Monday, April 19, 2010

LOLA's Orientale


In our renewed era of lunar exploration, much attention has been given Mare Orientale, which dominates the Moon's western hemisphere, it's "leading edge" facing the forward direction of it's orbit (in relation of the elusive barycenter of the Earth-Moon system - a third of the way to Earth's center). At first glance this latest pretty definitive "false color" crop from the LOLA Image of the Week (centered on 19.9°S, 270°E) might seem little different than that from Japan's SELENE-1 ("Kaguya") and its laser altimeter digital terrain model (DEM). A closer look, plus the time needed to download, shows a lot of information is densely packed in this representation of hundreds of thousands of laser datapoints [NASA/GSFC].

GSFC Only partially visible to Earth-bound observers, a lava-filled target encircled by three mountain ranges peeks over the Moon's western horizon. Orientale, the lunar bull's eye, is considered to be the youngest, most well-preserved multi-ringed impact basin on the Moon.

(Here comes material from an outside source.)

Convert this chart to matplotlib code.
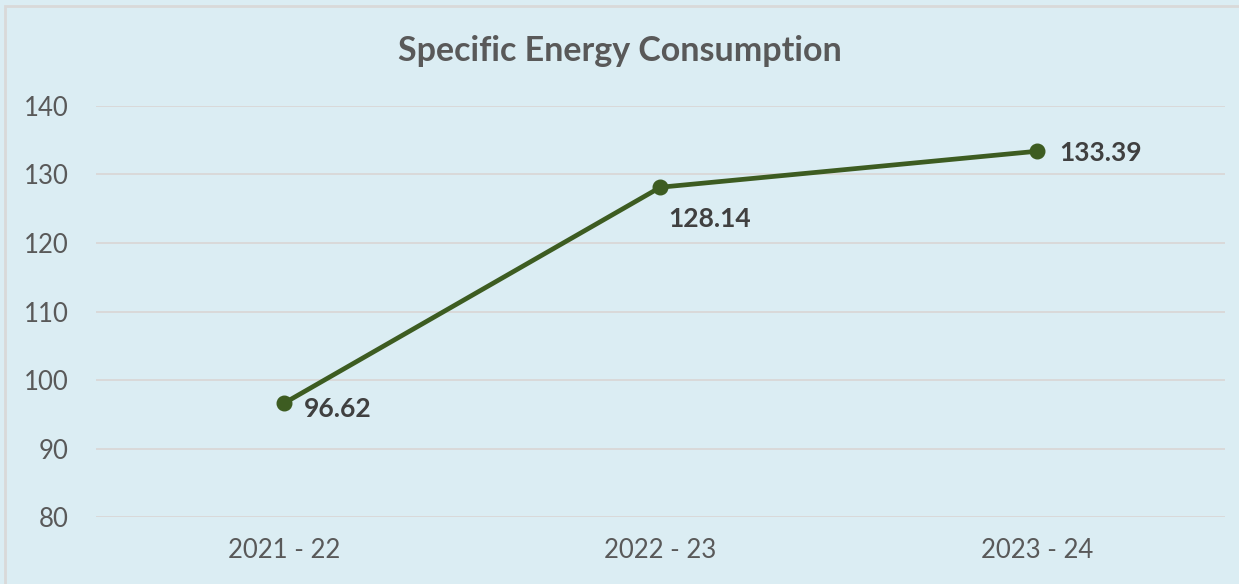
import matplotlib.pyplot as plt

years = ["2021 - 22", "2022 - 23", "2023 - 24"]
sec = [96.62, 128.14, 133.39]
label_offsets = [(14, -4), (6, -23), (16, -1)]

plt.rcParams['font.family'] = ['Lato', 'DejaVu Sans']

bg = "#dbedf3"
fig = plt.figure(figsize=(12.39, 5.84), dpi=100, facecolor=bg)
ax = fig.add_axes([0.0775, 0.1147, 0.911, 0.7038], facecolor=bg)

x = list(range(len(years)))
ax.plot(x, sec, color="#3d5c21", lw=3.4, marker="o", ms=10.5, zorder=3)

for i, v in enumerate(sec):
    ax.annotate(f"{v:.2f}", (i, v), xytext=label_offsets[i], textcoords="offset points",
                ha="left", va="center", fontsize=19, fontweight="bold", color="#404040")

ax.set_xlim(-0.5, 2.5)
ax.set_ylim(80, 140)
ax.set_yticks(range(80, 141, 10))
ax.set_xticks(x)
ax.set_xticklabels(years)
ax.grid(axis="y", color="#d9d9d9", lw=1.4)
ax.set_axisbelow(True)
for s in ax.spines.values():
    s.set_visible(False)
ax.tick_params(length=0, labelsize=18.5, colors="#595959")
ax.tick_params(axis="x", pad=15)
ax.tick_params(axis="y", pad=20)

fig.text(0.5, 0.912, "Specific Energy Consumption", ha="center", va="center",
         fontsize=24.5, fontweight="bold", color="#595959")

# chart border
fig.patches.append(plt.Rectangle((0.004, -0.01), 1.0, 1.0, transform=fig.transFigure,
                                 fill=False, edgecolor="#d9d9d9", lw=2))

fig.savefig("out.png", dpi=100, facecolor=bg)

The ring structures surrounding the ~330-km-diameter central mare include the Inner and Outer Montes Rook, each progressively further from the interior basin, followed by the Montes Cordillera (~920-km-diameter).

Over 9 km of elevation are encompassed within Orientale, with the basin floor lying ~3 km below the lunar mean elevation level (R = 1737.4 km), and the western Cordilleras attaining elevations over 6 km above this elevation. The 55-km-diameter Maunder crater, located just south of the northernmost Inner Montes Rook, carves an additional 3 km out of the basin floor, revealing even deeper lunar crustal material at the surface. Lineations radiating from Orientale, likely formed in association with the basin-forming impact event, are also visible in the LOLA altimetry data.

Orientale is of particular interest to scientists because it is filled by a far lesser quantity of mare basalts than other nearside mare basins, leaving more details of its structure and compositional units exposed for scientific investigation.